:: Exercise instructions ::
Reproduce exactly the lines below, from the first one through the line containing "from bokeh.resources import INLINE", and omit any pictures.

"""

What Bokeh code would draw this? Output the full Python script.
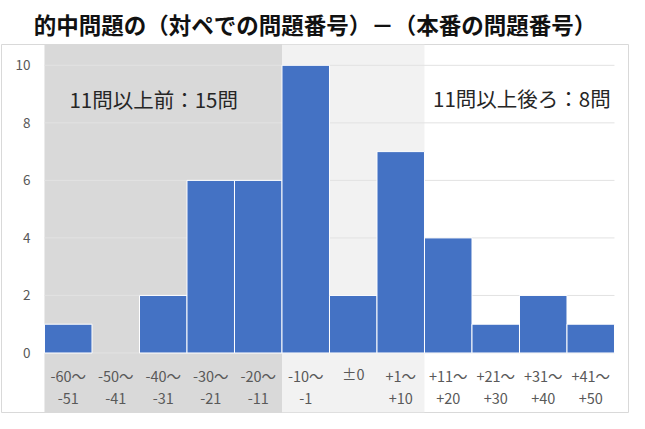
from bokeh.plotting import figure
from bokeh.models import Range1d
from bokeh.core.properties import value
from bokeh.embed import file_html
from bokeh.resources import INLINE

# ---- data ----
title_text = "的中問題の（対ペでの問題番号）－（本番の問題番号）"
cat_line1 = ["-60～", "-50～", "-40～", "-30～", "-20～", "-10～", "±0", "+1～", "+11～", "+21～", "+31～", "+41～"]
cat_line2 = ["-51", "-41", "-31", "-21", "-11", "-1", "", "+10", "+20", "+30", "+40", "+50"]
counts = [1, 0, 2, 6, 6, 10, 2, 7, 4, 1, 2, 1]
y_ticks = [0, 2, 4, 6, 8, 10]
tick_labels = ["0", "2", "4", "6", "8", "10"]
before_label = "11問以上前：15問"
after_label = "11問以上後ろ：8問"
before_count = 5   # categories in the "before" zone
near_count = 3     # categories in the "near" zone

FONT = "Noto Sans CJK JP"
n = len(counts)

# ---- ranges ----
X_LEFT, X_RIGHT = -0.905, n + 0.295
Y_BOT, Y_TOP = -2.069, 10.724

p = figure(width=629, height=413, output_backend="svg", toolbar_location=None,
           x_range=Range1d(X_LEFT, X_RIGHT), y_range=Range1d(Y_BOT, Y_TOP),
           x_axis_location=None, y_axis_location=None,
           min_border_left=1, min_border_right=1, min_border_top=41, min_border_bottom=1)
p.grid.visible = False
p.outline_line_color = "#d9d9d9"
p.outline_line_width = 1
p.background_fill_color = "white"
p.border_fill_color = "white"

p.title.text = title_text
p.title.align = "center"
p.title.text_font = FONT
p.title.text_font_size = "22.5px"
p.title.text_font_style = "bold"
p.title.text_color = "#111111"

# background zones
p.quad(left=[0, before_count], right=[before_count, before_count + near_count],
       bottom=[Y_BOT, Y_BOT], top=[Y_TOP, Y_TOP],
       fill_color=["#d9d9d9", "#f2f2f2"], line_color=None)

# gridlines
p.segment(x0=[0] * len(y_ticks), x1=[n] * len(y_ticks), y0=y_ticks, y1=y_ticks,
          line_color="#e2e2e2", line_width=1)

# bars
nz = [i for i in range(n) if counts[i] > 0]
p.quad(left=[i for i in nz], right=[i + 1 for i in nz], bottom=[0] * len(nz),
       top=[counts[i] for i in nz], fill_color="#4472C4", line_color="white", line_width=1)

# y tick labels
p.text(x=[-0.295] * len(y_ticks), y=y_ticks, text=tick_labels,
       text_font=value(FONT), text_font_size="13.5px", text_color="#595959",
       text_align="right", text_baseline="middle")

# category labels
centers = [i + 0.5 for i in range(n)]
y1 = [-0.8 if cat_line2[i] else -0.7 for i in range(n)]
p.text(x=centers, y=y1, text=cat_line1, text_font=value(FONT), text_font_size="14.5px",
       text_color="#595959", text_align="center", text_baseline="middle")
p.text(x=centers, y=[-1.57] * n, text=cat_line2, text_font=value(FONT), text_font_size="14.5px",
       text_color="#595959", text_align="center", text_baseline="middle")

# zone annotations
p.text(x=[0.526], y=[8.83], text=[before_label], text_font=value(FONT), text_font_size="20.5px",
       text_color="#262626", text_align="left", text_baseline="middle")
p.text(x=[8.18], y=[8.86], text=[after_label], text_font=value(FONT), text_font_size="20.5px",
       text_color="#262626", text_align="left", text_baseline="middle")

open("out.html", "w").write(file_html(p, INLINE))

"""

:: Response below ::
What Bokeh code would draw this? Output the full Python script.
from bokeh.plotting import figure
from bokeh.models import Range1d
from bokeh.core.properties import value
from bokeh.embed import file_html
from bokeh.resources import INLINE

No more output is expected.